Material for the task -
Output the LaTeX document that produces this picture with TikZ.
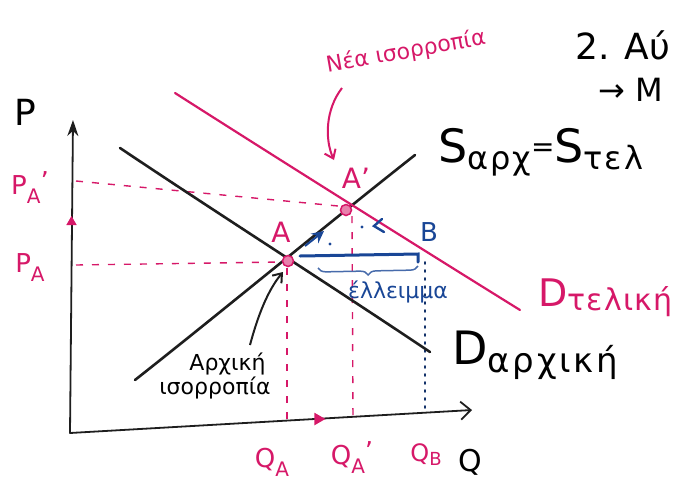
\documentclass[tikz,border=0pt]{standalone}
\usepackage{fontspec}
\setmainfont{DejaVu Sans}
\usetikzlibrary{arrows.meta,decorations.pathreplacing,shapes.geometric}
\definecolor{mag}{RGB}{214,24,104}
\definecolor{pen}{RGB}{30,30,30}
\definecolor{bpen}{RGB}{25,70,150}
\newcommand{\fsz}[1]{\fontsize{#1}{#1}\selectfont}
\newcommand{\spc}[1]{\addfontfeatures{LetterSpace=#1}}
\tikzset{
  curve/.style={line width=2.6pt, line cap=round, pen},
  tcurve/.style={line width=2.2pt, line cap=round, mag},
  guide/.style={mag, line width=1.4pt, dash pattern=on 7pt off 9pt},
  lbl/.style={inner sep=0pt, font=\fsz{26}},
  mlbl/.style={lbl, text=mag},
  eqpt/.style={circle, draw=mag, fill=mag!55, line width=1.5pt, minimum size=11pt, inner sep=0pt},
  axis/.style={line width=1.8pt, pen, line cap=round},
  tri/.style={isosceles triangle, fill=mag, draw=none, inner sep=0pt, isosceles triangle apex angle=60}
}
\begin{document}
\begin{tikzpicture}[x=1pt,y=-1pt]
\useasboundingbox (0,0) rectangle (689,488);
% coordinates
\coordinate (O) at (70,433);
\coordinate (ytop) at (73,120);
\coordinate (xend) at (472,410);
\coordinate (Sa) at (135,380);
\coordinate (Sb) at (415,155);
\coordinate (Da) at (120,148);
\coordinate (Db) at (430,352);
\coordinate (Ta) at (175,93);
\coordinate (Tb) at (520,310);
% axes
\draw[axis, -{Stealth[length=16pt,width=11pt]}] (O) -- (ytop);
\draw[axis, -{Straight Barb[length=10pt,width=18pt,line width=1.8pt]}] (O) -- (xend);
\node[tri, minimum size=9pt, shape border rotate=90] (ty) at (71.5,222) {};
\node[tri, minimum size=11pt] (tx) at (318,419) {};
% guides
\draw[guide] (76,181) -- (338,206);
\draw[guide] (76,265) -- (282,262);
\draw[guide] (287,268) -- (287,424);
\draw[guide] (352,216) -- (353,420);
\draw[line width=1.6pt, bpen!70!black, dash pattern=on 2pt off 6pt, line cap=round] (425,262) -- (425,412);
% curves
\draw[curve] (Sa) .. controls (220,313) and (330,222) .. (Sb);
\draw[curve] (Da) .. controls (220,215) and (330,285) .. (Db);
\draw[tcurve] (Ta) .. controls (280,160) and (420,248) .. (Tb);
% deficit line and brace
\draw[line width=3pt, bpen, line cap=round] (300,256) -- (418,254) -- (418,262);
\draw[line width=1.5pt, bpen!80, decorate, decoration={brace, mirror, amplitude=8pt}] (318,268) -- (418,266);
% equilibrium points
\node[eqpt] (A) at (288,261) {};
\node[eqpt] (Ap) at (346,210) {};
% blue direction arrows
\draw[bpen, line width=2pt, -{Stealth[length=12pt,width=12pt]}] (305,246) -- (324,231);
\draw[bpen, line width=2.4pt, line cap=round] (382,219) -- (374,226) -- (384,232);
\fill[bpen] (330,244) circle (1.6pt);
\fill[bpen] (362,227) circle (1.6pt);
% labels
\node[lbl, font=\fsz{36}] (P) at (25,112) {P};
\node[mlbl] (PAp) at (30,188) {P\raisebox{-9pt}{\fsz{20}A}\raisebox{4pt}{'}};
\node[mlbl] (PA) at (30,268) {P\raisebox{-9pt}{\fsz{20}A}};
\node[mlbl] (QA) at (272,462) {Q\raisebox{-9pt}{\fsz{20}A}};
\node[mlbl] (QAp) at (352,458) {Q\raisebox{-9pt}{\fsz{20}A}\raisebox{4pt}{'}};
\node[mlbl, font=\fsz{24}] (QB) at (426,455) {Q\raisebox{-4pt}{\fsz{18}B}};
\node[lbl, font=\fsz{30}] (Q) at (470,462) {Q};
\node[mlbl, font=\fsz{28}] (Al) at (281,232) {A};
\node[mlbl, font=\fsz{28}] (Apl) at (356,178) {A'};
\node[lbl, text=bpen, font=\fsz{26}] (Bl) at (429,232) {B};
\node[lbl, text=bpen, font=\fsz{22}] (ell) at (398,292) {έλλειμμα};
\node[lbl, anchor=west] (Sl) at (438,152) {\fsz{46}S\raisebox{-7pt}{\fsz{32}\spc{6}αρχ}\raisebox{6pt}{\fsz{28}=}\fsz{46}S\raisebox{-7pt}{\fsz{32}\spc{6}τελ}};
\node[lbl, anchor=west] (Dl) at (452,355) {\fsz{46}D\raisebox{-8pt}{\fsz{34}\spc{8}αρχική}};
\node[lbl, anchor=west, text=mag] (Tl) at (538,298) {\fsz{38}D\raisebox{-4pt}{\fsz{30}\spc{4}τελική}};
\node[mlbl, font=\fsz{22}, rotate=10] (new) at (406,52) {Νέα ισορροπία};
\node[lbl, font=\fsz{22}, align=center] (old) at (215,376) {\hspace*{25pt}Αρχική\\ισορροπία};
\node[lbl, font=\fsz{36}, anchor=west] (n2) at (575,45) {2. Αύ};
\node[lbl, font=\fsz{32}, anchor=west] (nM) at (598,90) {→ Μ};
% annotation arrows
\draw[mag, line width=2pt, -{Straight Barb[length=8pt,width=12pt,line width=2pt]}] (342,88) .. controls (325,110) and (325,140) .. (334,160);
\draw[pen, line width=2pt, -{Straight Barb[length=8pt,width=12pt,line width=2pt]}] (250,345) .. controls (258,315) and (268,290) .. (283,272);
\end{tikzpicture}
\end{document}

...

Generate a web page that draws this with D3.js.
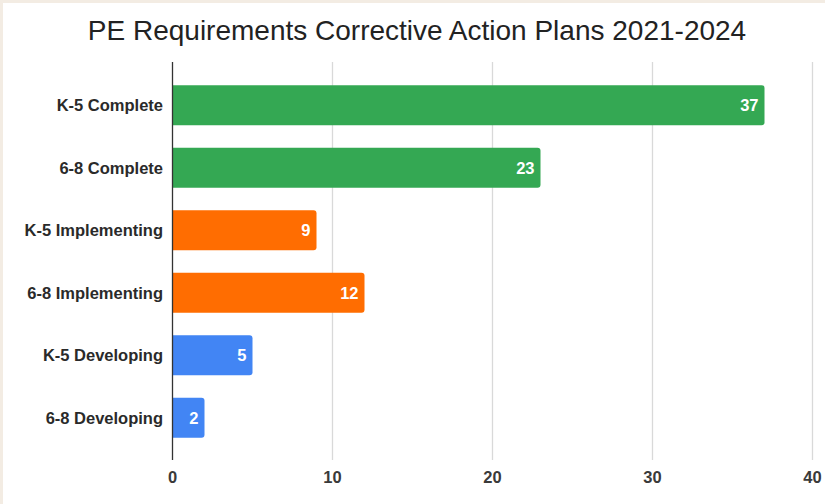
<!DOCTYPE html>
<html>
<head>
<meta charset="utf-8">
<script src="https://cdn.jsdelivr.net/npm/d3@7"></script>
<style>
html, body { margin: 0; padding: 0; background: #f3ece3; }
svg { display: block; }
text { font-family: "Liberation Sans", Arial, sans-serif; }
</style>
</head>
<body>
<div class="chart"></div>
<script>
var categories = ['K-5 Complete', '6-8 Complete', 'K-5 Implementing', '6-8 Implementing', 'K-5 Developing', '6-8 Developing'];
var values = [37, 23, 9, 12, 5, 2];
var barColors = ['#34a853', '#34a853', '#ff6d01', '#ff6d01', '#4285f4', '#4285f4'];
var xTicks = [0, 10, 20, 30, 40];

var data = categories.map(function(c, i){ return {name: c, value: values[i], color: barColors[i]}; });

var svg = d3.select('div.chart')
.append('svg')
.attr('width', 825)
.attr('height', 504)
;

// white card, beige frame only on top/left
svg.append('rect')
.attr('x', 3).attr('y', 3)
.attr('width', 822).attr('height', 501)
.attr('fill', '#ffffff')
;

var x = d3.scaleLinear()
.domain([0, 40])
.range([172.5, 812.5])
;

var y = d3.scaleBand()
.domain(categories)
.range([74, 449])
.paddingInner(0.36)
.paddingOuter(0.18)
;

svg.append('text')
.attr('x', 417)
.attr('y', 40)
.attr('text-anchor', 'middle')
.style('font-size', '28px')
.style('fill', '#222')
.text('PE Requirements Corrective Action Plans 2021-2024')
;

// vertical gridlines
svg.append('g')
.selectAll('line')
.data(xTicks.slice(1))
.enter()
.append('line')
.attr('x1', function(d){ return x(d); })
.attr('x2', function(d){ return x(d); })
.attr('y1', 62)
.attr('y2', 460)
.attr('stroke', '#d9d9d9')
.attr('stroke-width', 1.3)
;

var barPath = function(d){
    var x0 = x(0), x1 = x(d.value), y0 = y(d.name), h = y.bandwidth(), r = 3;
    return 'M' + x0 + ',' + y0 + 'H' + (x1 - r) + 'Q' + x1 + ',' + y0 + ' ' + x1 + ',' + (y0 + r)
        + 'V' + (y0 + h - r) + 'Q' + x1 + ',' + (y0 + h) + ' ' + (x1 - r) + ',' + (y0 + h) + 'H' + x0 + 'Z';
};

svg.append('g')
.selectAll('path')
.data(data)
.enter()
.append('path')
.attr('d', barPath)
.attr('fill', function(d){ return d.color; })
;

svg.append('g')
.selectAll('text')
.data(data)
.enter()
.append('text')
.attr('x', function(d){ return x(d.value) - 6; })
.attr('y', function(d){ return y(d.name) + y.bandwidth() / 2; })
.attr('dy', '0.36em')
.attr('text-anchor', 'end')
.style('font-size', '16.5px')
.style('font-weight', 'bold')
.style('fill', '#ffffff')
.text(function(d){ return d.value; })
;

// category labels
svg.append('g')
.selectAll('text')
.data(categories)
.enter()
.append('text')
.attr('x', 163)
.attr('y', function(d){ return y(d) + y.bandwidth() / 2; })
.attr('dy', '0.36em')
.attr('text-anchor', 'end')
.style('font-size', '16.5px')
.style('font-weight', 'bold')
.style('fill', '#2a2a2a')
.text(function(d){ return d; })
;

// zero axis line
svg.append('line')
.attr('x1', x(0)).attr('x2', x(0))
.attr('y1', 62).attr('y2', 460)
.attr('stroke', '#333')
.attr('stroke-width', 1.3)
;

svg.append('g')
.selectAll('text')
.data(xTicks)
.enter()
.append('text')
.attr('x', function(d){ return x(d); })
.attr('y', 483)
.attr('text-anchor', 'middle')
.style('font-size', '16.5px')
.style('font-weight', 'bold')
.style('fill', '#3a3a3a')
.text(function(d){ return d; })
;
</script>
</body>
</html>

What you have to do - All lines in the data that contain the word "this" should be copied.

Result below -
Output the LaTeX document that produces this picture with TikZ.
Generate a web page that draws this with D3.js.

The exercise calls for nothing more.